The Vampire Soul of Satan

Satan in the novel appears in the form of Prince Lucio Rimânez. The narrator’s introduction to the devil is appropriately endowed with traditional gothic horror imagery. The horror and the imagery become all the more macabre and sinister with the introduction of a strange, unknown scarab-like creature the Prince declares to possibly be a transmigrated soul of the darker variety. The attribution seems to apply just as equitably to himself:

“A cold thrill ran through me from head to foot at these words, and as I looked at the speaker standing opposite me in the wintry light, dark and tall, with the ‘wicked, brilliant, vampire soul’ clinging to his hand, there seemed to me to be a sudden hideousness declared in his excessive personal beauty. I was conscious of a vague terror, but I attributed it to the gruesome nature of the story, and, determining to combat my sensations, I examined the weird insect more closely."

Hungry Like the Wolf

The Prince is implicated early and strongly as something not quite of this earth.
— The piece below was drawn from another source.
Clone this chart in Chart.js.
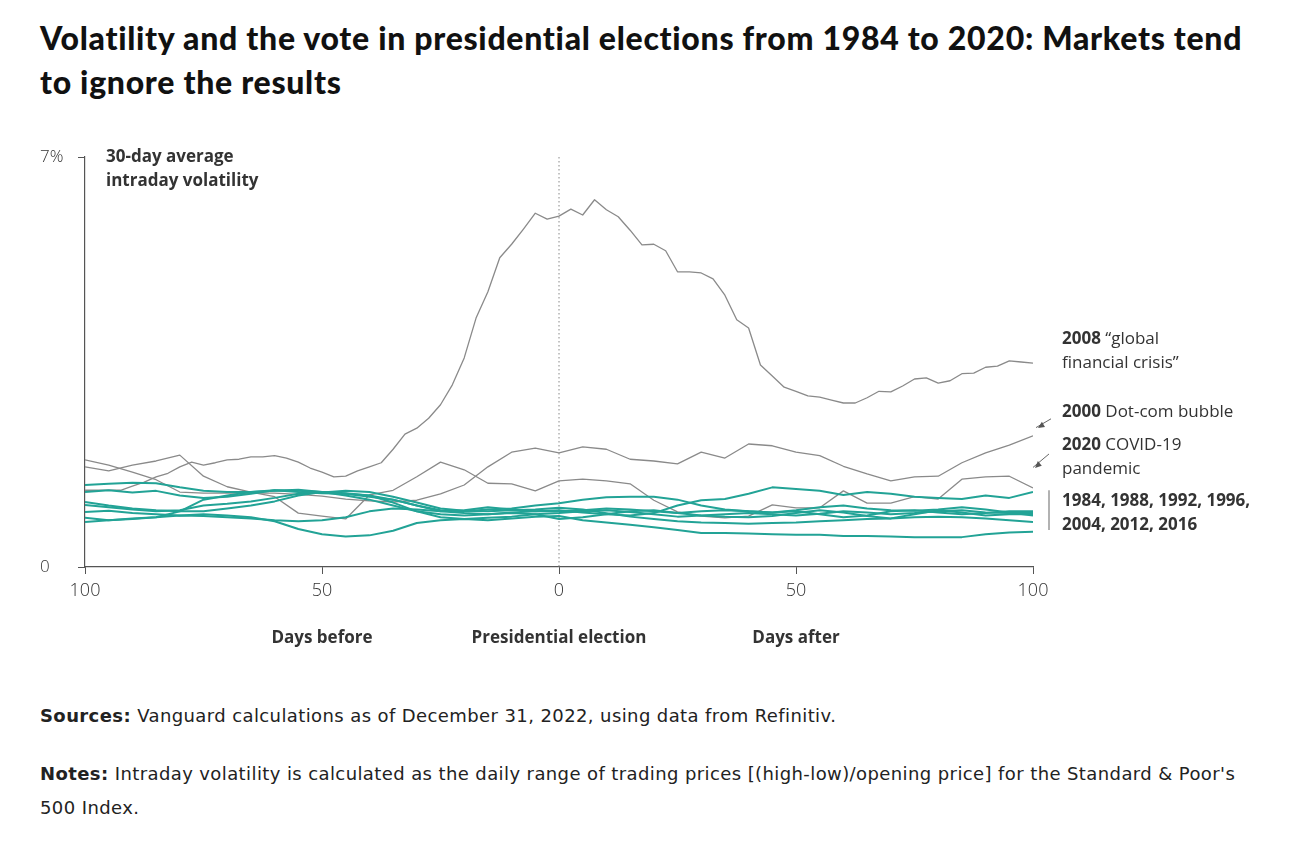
<!DOCTYPE html>
<html>
<head>
<meta charset="utf-8">
<script src="https://cdn.jsdelivr.net/npm/chart.js@4/dist/chart.umd.min.js"></script>
<style>
  body { margin: 0; background: #fff; width: 1292px; height: 845px; position: relative; overflow: hidden; }
  h1 { position: absolute; left: 40px; top: 16px; margin: 0; font: 900 32px/44px "Lato", sans-serif; color: #111; letter-spacing: 0.7px; white-space: nowrap; }
  #wrap { position: absolute; left: 0; top: 130px; width: 1292px; height: 540px; }
  .note { position: absolute; left: 40px; margin: 0; font: 18px/34px "DejaVu Sans", sans-serif; color: #222; letter-spacing: 0.4px; white-space: nowrap; }
  .note b { font-weight: 700; }
</style>
</head>
<body>
<h1>Volatility and the vote in presidential elections from 1984 to 2020: Markets tend<br>to ignore the results</h1>
<div id="wrap"><canvas id="chart" width="1292" height="540"></canvas></div>
<p class="note" style="top:699px"><b>Sources:</b> Vanguard calculations as of December 31, 2022, using data from Refinitiv.</p>
<p class="note" style="top:757px"><b>Notes:</b> Intraday volatility is calculated as the daily range of trading prices [(high-low)/opening price] for the Standard &amp; Poor's<br>500 Index.</p>

<script>
// ─── Data (30-day average intraday volatility, %) ─────────────────────────

const DAYS_5 = [-100, -95, -90, -85, -80, -75, -70, -65, -60, -55, -50, -45, -40, -35, -30, -25, -20, -15, -10, -5,
  0, 5, 10, 15, 20, 25, 30, 35, 40, 45, 50, 55, 60, 65, 70, 75, 80, 85, 90, 95, 100];

const DAYS_2008 = [-100, -97.5, -95, -92.5, -90, -87.5, -85, -82.5, -80, -77.5, -75, -72.5, -70, -67.5, -65, -62.5,
  -60, -57.5, -55, -52.5, -50, -47.5, -45, -42.5, -40, -37.5, -35, -32.5, -30, -27.5, -25, -22.5, -20, -17.5, -15,
  -12.5, -10, -7.5, -5, -2.5, 0, 2.5, 5, 7.5, 10, 12.5, 15, 17.5, 20, 22.5, 25, 27.5, 30, 32.5, 35, 37.5, 40, 42.5,
  45, 47.5, 50, 52.5, 55, 57.5, 60, 62.5, 65, 67.5, 70, 72.5, 75, 77.5, 80, 82.5, 85, 87.5, 90, 92.5, 95, 97.5, 100];

const VOL_2008 = [1.31, 1.31, 1.31, 1.31, 1.38, 1.45, 1.54, 1.60, 1.71, 1.79, 1.74, 1.78, 1.83, 1.84, 1.88, 1.88,
  1.90, 1.86, 1.79, 1.69, 1.62, 1.54, 1.55, 1.64, 1.71, 1.78, 2.01, 2.27, 2.37, 2.54, 2.77, 3.11, 3.57, 4.25, 4.70,
  5.28, 5.51, 5.77, 6.04, 5.94, 5.99, 6.11, 6.01, 6.27, 6.10, 5.98, 5.75, 5.50, 5.51, 5.40, 5.04, 5.04, 5.02, 4.92,
  4.64, 4.22, 4.08, 3.45, 3.26, 3.07, 3.00, 2.92, 2.90, 2.85, 2.80, 2.80, 2.89, 3.00, 2.99, 3.09, 3.21, 3.23, 3.14,
  3.18, 3.30, 3.31, 3.41, 3.43, 3.52, 3.50, 3.48];

const VOL_2000 = [1.83, 1.74, 1.62, 1.49, 1.28, 1.26, 1.26, 1.26, 1.26, 1.24, 1.21, 1.16, 1.13, 1.11, 1.14, 1.25,
  1.40, 1.71, 1.96, 2.03, 1.95, 2.05, 2.01, 1.84, 1.81, 1.76, 1.96, 1.86, 2.10, 2.07, 1.96, 1.90, 1.72, 1.59, 1.47,
  1.54, 1.55, 1.78, 1.95, 2.08, 2.24];

const VOL_2020 = [1.71, 1.64, 1.74, 1.81, 1.91, 1.55, 1.37, 1.28, 1.20, 0.92, 0.87, 0.82, 1.23, 1.31, 1.54, 1.79,
  1.66, 1.43, 1.42, 1.30, 1.47, 1.50, 1.47, 1.42, 1.14, 0.94, 0.87, 0.84, 0.87, 1.06, 1.01, 1.01, 1.30, 1.09, 1.09,
  1.20, 1.16, 1.50, 1.54, 1.55, 1.35];

// The seven "calm" elections: 1984, 1988, 1992, 1996, 2004, 2012, 2016
const VOL_CALM = [
  [1.40, 1.42, 1.44, 1.43, 1.36, 1.30, 1.28, 1.28, 1.31, 1.28, 1.26, 1.25, 1.22, 1.10, 0.95, 0.85, 0.82, 0.84, 0.86,
   0.90, 0.92, 0.95, 0.97, 0.94, 0.90, 0.86, 0.88, 0.90, 0.92, 0.90, 0.88, 0.91, 0.95, 0.93, 0.90, 0.92, 0.95, 0.97,
   0.93, 0.92, 0.92],
  [1.28, 1.31, 1.27, 1.30, 1.22, 1.18, 1.20, 1.25, 1.31, 1.30, 1.28, 1.25, 1.20, 1.15, 1.05, 0.95, 0.92, 0.90, 0.93,
   0.95, 0.97, 0.93, 0.90, 0.88, 0.92, 1.05, 1.14, 1.16, 1.25, 1.36, 1.33, 1.30, 1.23, 1.28, 1.25, 1.20, 1.18, 1.16,
   1.22, 1.18, 1.28],
  [1.11, 1.05, 1.00, 0.97, 0.95, 0.95, 1.00, 1.05, 1.12, 1.22, 1.28, 1.26, 1.22, 1.15, 1.05, 0.97, 0.95, 0.98, 1.00,
   1.05, 1.09, 1.15, 1.19, 1.20, 1.20, 1.15, 1.05, 0.98, 0.95, 0.93, 0.95, 0.90, 0.85, 0.88, 0.95, 0.97, 0.93, 0.90,
   0.92, 0.95, 0.95],
  [1.06, 1.02, 0.98, 0.95, 0.97, 1.05, 1.08, 1.12, 1.18, 1.25, 1.27, 1.30, 1.28, 1.20, 1.10, 1.00, 0.96, 0.95, 0.97,
   0.98, 1.01, 0.98, 0.92, 0.86, 0.82, 0.78, 0.76, 0.75, 0.74, 0.75, 0.76, 0.78, 0.80, 0.82, 0.83, 0.85, 0.86, 0.85,
   0.83, 0.80, 0.77],
  [0.94, 0.96, 0.92, 0.90, 0.88, 0.90, 0.88, 0.85, 0.78, 0.65, 0.56, 0.52, 0.54, 0.62, 0.75, 0.80, 0.82, 0.80, 0.83,
   0.86, 0.87, 0.80, 0.76, 0.72, 0.68, 0.63, 0.58, 0.58, 0.57, 0.56, 0.55, 0.55, 0.53, 0.53, 0.52, 0.51, 0.51, 0.51,
   0.56, 0.59, 0.60],
  [0.84, 0.80, 0.82, 0.85, 0.95, 1.15, 1.22, 1.28, 1.30, 1.32, 1.28, 1.22, 1.15, 1.05, 0.95, 0.90, 0.88, 0.90, 0.92,
   0.90, 0.82, 0.85, 0.90, 0.95, 0.97, 0.92, 0.88, 0.86, 0.85, 0.87, 0.92, 0.97, 0.93, 0.87, 0.83, 0.90, 0.97, 0.93,
   0.88, 0.90, 0.90],
  [0.77, 0.80, 0.83, 0.85, 0.88, 0.87, 0.85, 0.83, 0.80, 0.78, 0.80, 0.85, 0.95, 1.00, 0.98, 0.95, 0.97, 1.02, 0.98,
   0.95, 0.95, 0.97, 1.00, 0.98, 0.95, 0.92, 0.95, 0.97, 0.95, 0.93, 0.97, 1.02, 1.05, 1.00, 0.97, 0.96, 0.98, 1.02,
   0.98, 0.93, 0.88],
];

const X_TICKS = [-100, -50, 0, 50, 100];
const Y_TICKS = [0, 7];

// ─── Style ────────────────────────────────────────────────────────────────

const TEAL  = "#22a396";
const GREY  = "#8a8a8a";
const AXIS  = "#555";
const TEXT  = "#333";
const FONT  = '"Open Sans", sans-serif';

function toPoints(days, vals) {
  return vals.map((v, i) => ({ x: days[i], y: v }));
}

const datasets = [];
VOL_CALM.forEach(vals => {
  datasets.push({ data: toPoints(DAYS_5, vals), borderColor: TEAL, borderWidth: 2, order: 0 });
});
datasets.push({ data: toPoints(DAYS_2008, VOL_2008), borderColor: GREY, borderWidth: 1.3, order: 1 });
datasets.push({ data: toPoints(DAYS_5, VOL_2000), borderColor: GREY, borderWidth: 1.3, order: 1 });
datasets.push({ data: toPoints(DAYS_5, VOL_2020), borderColor: GREY, borderWidth: 1.3, order: 1 });

// ─── Annotations (dotted election line, labels, arrows) ──────────────────

function arrow(ctx, x1, y1, x2, y2) {
  const a = Math.atan2(y2 - y1, x2 - x1);
  ctx.beginPath();
  ctx.moveTo(x1, y1);
  ctx.lineTo(x2, y2);
  ctx.stroke();
  ctx.beginPath();
  ctx.moveTo(x2 + 2, y2 + 0.5);
  ctx.lineTo(x2 - 7 * Math.cos(a - 0.45) + 2, y2 - 7 * Math.sin(a - 0.45));
  ctx.lineTo(x2 - 7 * Math.cos(a + 0.45) + 2, y2 - 7 * Math.sin(a + 0.45));
  ctx.closePath();
  ctx.fill();
}

function richLine(ctx, x, y, boldPart, rest) {
  ctx.font = `700 17px ${FONT}`;
  ctx.fillText(boldPart, x, y);
  if (!rest) return;
  const w = ctx.measureText(boldPart).width;
  ctx.font = `400 17px ${FONT}`;
  ctx.fillText(rest, x + w, y);
}

const annotations = {
  id: "annotations",
  beforeDatasetsDraw(chart) {
    const { ctx, chartArea, scales } = chart;
    const x0 = scales.x.getPixelForValue(0);
    ctx.save();
    ctx.strokeStyle = "#888";
    ctx.lineWidth = 1;
    ctx.setLineDash([1.5, 2.5]);
    ctx.beginPath();
    ctx.moveTo(x0, chartArea.top);
    ctx.lineTo(x0, chartArea.bottom);
    ctx.stroke();
    ctx.restore();
  },
  afterDraw(chart) {
    const { ctx, chartArea, scales } = chart;
    const y = v => scales.y.getPixelForValue(v);
    ctx.save();
    ctx.fillStyle = TEXT;
    ctx.textBaseline = "middle";

    // y-axis title
    ctx.textAlign = "left";
    ctx.font = `700 17px ${FONT}`;
    ctx.fillText("30-day average", chartArea.left + 21, chartArea.top);
    ctx.fillText("intraday volatility", chartArea.left + 21, chartArea.top + 24);

    // x-axis group labels
    ctx.textAlign = "center";
    const by = chartArea.bottom + 71;
    ctx.fillText("Days before", scales.x.getPixelForValue(-50), by);
    ctx.fillText("Presidential election", scales.x.getPixelForValue(0), by);
    ctx.fillText("Days after", scales.x.getPixelForValue(50), by);

    // series labels on the right
    ctx.textAlign = "left";
    const lx = chartArea.right + 29;
    richLine(ctx, lx, y(3.89), "2008", " \u201cglobal");
    richLine(ctx, lx, y(3.48), "", "financial crisis\u201d");
    richLine(ctx, lx, y(2.64), "2000", " Dot-com bubble");
    richLine(ctx, lx, y(2.08), "2020", " COVID-19");
    richLine(ctx, lx, y(1.67), "", "pandemic");
    richLine(ctx, lx, y(1.13), "1984, 1988, 1992, 1996,");
    richLine(ctx, lx, y(0.72), "2004, 2012, 2016");

    ctx.strokeStyle = "#666";
    ctx.fillStyle = "#555";
    ctx.lineWidth = 1;
    arrow(ctx, chartArea.right + 18, y(2.53), chartArea.right + 3, y(2.38));
    arrow(ctx, chartArea.right + 16, y(1.93), chartArea.right + 0, y(1.70));

    ctx.strokeStyle = "#999";
    ctx.lineWidth = 1.5;
    ctx.beginPath();
    ctx.moveTo(chartArea.right + 16, y(1.31));
    ctx.lineTo(chartArea.right + 16, y(0.63));
    ctx.stroke();
    ctx.restore();
  },
};

// ─── Chart ────────────────────────────────────────────────────────────────

new Chart(document.getElementById("chart"), {
  type: "line",
  data: { datasets },
  plugins: [annotations],
  options: {
    responsive: false,
    animation: false,
    layout: { padding: { left: 40, top: 27, right: 259, bottom: 0 } },
    elements: { point: { radius: 0 }, line: { tension: 0, borderJoinStyle: "round" } },
    plugins: { legend: { display: false }, tooltip: { enabled: false } },
    scales: {
      x: {
        type: "linear",
        min: -100,
        max: 100,
        afterFit: s => { s.height = 103; },
        afterBuildTicks: s => { s.ticks = X_TICKS.map(v => ({ value: v })); },
        grid: { drawOnChartArea: false, drawTicks: true, tickLength: 7, color: AXIS },
        border: { display: true, color: AXIS, width: 1.2 },
        ticks: { color: TEXT, padding: 6, font: { family: FONT, size: 18, weight: 300 }, callback: v => String(Math.abs(v)) },
      },
      y: {
        min: 0,
        max: 7,
        afterFit: s => { s.width = 45; },
        afterBuildTicks: s => { s.ticks = Y_TICKS.map(v => ({ value: v })); },
        grid: { drawOnChartArea: false, drawTicks: true, tickLength: 7, color: AXIS },
        border: { display: true, color: AXIS, width: 1.2 },
        ticks: { color: TEXT, crossAlign: "far", padding: 4, font: { family: FONT, size: 17, weight: 300 }, callback: v => v === 7 ? "7%" : "0" },
      },
    },
  },
});
</script>
</body>
</html>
He looks like a man and talks like a man, but it seems clear enough that he isn’t quite simply a man. He himself seems to take a grotesque pleasure in leading this charge against his place among mortals as he declares himself an exception among man while asserting:

“I am one with the beasts in honesty! The lion does not assume the manners of the dove,—he loudly announces his own ferocity. The very cobra, stealthy though its movements be, evinces its meaning by a warning hiss or rattle. The hungry wolf’s bay is heard far down the wind, intimidating the hurrying traveler among the wastes of snow. But man gives no clue to his intent—more malignant than the lion, more treacherous than the snake, more greedy than the wolf, he takes his fellow-man’s hand in pretended friendship, and an hour later defames his character behind his back.”